- The exercise
All of the material should be reproduced exactly, with pictures left out.

## Start Supplied data

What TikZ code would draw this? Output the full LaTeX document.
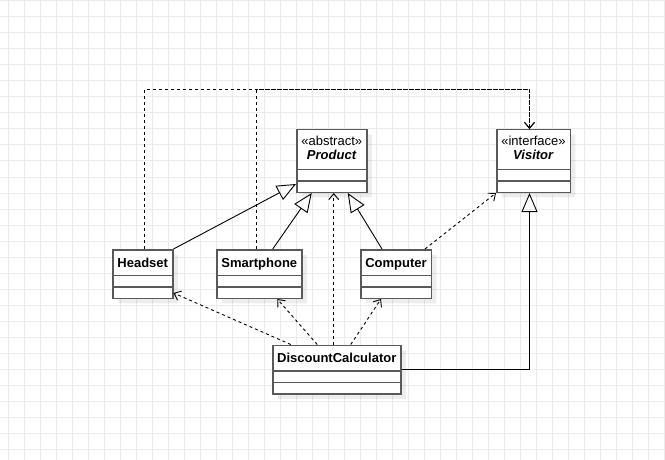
\documentclass[tikz,border=0pt]{standalone}
\usepackage{fontspec}
\setmainfont{Liberation Sans}
\usetikzlibrary{arrows.meta,shapes.multipart,shadows}
\definecolor{boxline}{HTML}{595959}
\definecolor{gridline}{HTML}{EBEBEB}
\newcommand{\cname}[1]{\rule[-7.5pt]{0pt}{24pt}\textbf{#1}}
\newcommand{\cempty}{\rule{0pt}{10pt}}

\begin{document}
\begin{tikzpicture}[x=1pt,y=-1pt,
    cls/.style={draw=boxline,line width=1.5pt,fill=white,rectangle split,rectangle split parts=3,
      inner xsep=0pt,inner ysep=0pt,anchor=north west,align=center,font=\fontsize{13}{14}\selectfont,
      drop shadow={shadow xshift=5pt,shadow yshift=-5pt,fill=black,opacity=.07}},
    dep/.style={line width=0.9pt,dash pattern=on 3pt off 3pt,-{Straight Barb[length=6pt,width=10pt]}},
    inh/.style={line width=0.9pt,-{Triangle[open,length=19pt,width=16pt]}}]
    \useasboundingbox (0,0) rectangle (665,460);
    \fill[white] (0,0) rectangle (665,460);
    \foreach \gx in {8,24,...,664} \draw[gridline,line width=1pt] (\gx,0) -- (\gx,460);
    \foreach \gy in {1,17,...,460} \draw[gridline,line width=1pt] (0,\gy) -- (665,\gy);

    \node[cls,text width=70pt] (PRODUCT) at (296,129) {\rule{0pt}{15.5pt}«abstract»\\\textbf{\textit{Product}}\rule[-8.5pt]{0pt}{0pt}\nodepart{two}\cempty\nodepart{three}\cempty};
    \node[cls,text width=73.5pt] (VISITOR) at (496,129) {\rule{0pt}{15.5pt}«interface»\\\textbf{\textit{Visitor}}\rule[-8.5pt]{0pt}{0pt}\nodepart{two}\cempty\nodepart{three}\cempty};
    \node[cls,text width=60pt] (HEADSET) at (112,249) {\cname{Headset}\nodepart{two}\cempty\nodepart{three}\cempty};
    \node[cls,text width=85pt] (PHONE) at (216,249) {\cname{Smartphone}\nodepart{two}\cempty\nodepart{three}\cempty};
    \node[cls,text width=70.5pt] (COMP) at (360,249) {\cname{Computer}\nodepart{two}\cempty\nodepart{three}\cempty};
    \node[cls,text width=128pt] (CALC) at (272,344.5) {\cname{DiscountCalculator}\nodepart{two}\cempty\nodepart{three}\cempty};

    \draw[dep] ([xshift=2pt]HEADSET.north) |- ([xshift=-4pt,yshift=40pt]VISITOR.north) -- ([xshift=-4pt]VISITOR.north);
    \draw[dep] ([xshift=-2.5pt]PHONE.north) |- ([xshift=-4pt,yshift=40pt]VISITOR.north) -- ([xshift=-4pt]VISITOR.north);

    \draw[inh] (HEADSET.north east) -- ([yshift=9pt]PRODUCT.south west);
    \draw[inh] ([xshift=13.5pt]PHONE.north) -- ([xshift=-20pt]PRODUCT.south);
    \draw[inh] ([xshift=-14pt]COMP.north) -- ([xshift=16pt]PRODUCT.south);
    \draw[inh] (CALC.east) -| ([xshift=-4pt]VISITOR.south);

    \draw[dep] ([xshift=-3pt]CALC.north) -- ([xshift=2pt]PRODUCT.south);
    \draw[dep] ([xshift=-46pt]CALC.north) -- ([yshift=6pt]HEADSET.south east);
    \draw[dep] ([xshift=-19.5pt]CALC.north) -- ([xshift=18pt]PHONE.south);
    \draw[dep] ([xshift=14pt]CALC.north) -- ([xshift=-15pt]COMP.south);
    \draw[dep] ([xshift=-7pt]COMP.north east) -- (VISITOR.south west);
  \end{tikzpicture}
\end{document}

## End Supplied data

- Solution to this problem
What TikZ code would draw this? Output the full LaTeX document.
\documentclass[tikz,border=0pt]{standalone}
\usepackage{fontspec}
\setmainfont{Liberation Sans}
\usetikzlibrary{arrows.meta,shapes.multipart,shadows}
\definecolor{boxline}{HTML}{595959}
\definecolor{gridline}{HTML}{EBEBEB}
\newcommand{\cname}[1]{\rule[-7.5pt]{0pt}{24pt}\textbf{#1}}
\newcommand{\cempty}{\rule{0pt}{10pt}}

\begin{document}
\begin{tikzpicture}[x=1pt,y=-1pt,
    cls/.style={draw=boxline,line width=1.5pt,fill=white,rectangle split,rectangle split parts=3,
      inner xsep=0pt,inner ysep=0pt,anchor=north west,align=center,font=\fontsize{13}{14}\selectfont,
      drop shadow={shadow xshift=5pt,shadow yshift=-5pt,fill=black,opacity=.07}},
    dep/.style={line width=0.9pt,dash pattern=on 3pt off 3pt,-{Straight Barb[length=6pt,width=10pt]}},
    inh/.style={line width=0.9pt,-{Triangle[open,length=19pt,width=16pt]}}]
    \useasboundingbox (0,0) rectangle (665,460);
    \fill[white] (0,0) rectangle (665,460);
    \foreach \gx in {8,24,...,664} \draw[gridline,line width=1pt] (\gx,0) -- (\gx,460);
    \foreach \gy in {1,17,...,460} \draw[gridline,line width=1pt] (0,\gy) -- (665,\gy);

    \node[cls,text width=70pt] (PRODUCT) at (296,129) {\rule{0pt}{15.5pt}«abstract»\\\textbf{\textit{Product}}\rule[-8.5pt]{0pt}{0pt}\nodepart{two}\cempty\nodepart{three}\cempty};
    \node[cls,text width=73.5pt] (VISITOR) at (496,129) {\rule{0pt}{15.5pt}«interface»\\\textbf{\textit{Visitor}}\rule[-8.5pt]{0pt}{0pt}\nodepart{two}\cempty\nodepart{three}\cempty};
    \node[cls,text width=60pt] (HEADSET) at (112,249) {\cname{Headset}\nodepart{two}\cempty\nodepart{three}\cempty};
    \node[cls,text width=85pt] (PHONE) at (216,249) {\cname{Smartphone}\nodepart{two}\cempty\nodepart{three}\cempty};
    \node[cls,text width=70.5pt] (COMP) at (360,249) {\cname{Computer}\nodepart{two}\cempty\nodepart{three}\cempty};
    \node[cls,text width=128pt] (CALC) at (272,344.5) {\cname{DiscountCalculator}\nodepart{two}\cempty\nodepart{three}\cempty};

    \draw[dep] ([xshift=2pt]HEADSET.north) |- ([xshift=-4pt,yshift=40pt]VISITOR.north) -- ([xshift=-4pt]VISITOR.north);
    \draw[dep] ([xshift=-2.5pt]PHONE.north) |- ([xshift=-4pt,yshift=40pt]VISITOR.north) -- ([xshift=-4pt]VISITOR.north);

    \draw[inh] (HEADSET.north east) -- ([yshift=9pt]PRODUCT.south west);
    \draw[inh] ([xshift=13.5pt]PHONE.north) -- ([xshift=-20pt]PRODUCT.south);
    \draw[inh] ([xshift=-14pt]COMP.north) -- ([xshift=16pt]PRODUCT.south);
    \draw[inh] (CALC.east) -| ([xshift=-4pt]VISITOR.south);

    \draw[dep] ([xshift=-3pt]CALC.north) -- ([xshift=2pt]PRODUCT.south);
    \draw[dep] ([xshift=-46pt]CALC.north) -- ([yshift=6pt]HEADSET.south east);
    \draw[dep] ([xshift=-19.5pt]CALC.north) -- ([xshift=18pt]PHONE.south);
    \draw[dep] ([xshift=14pt]CALC.north) -- ([xshift=-15pt]COMP.south);
    \draw[dep] ([xshift=-7pt]COMP.north east) -- (VISITOR.south west);
  \end{tikzpicture}
\end{document}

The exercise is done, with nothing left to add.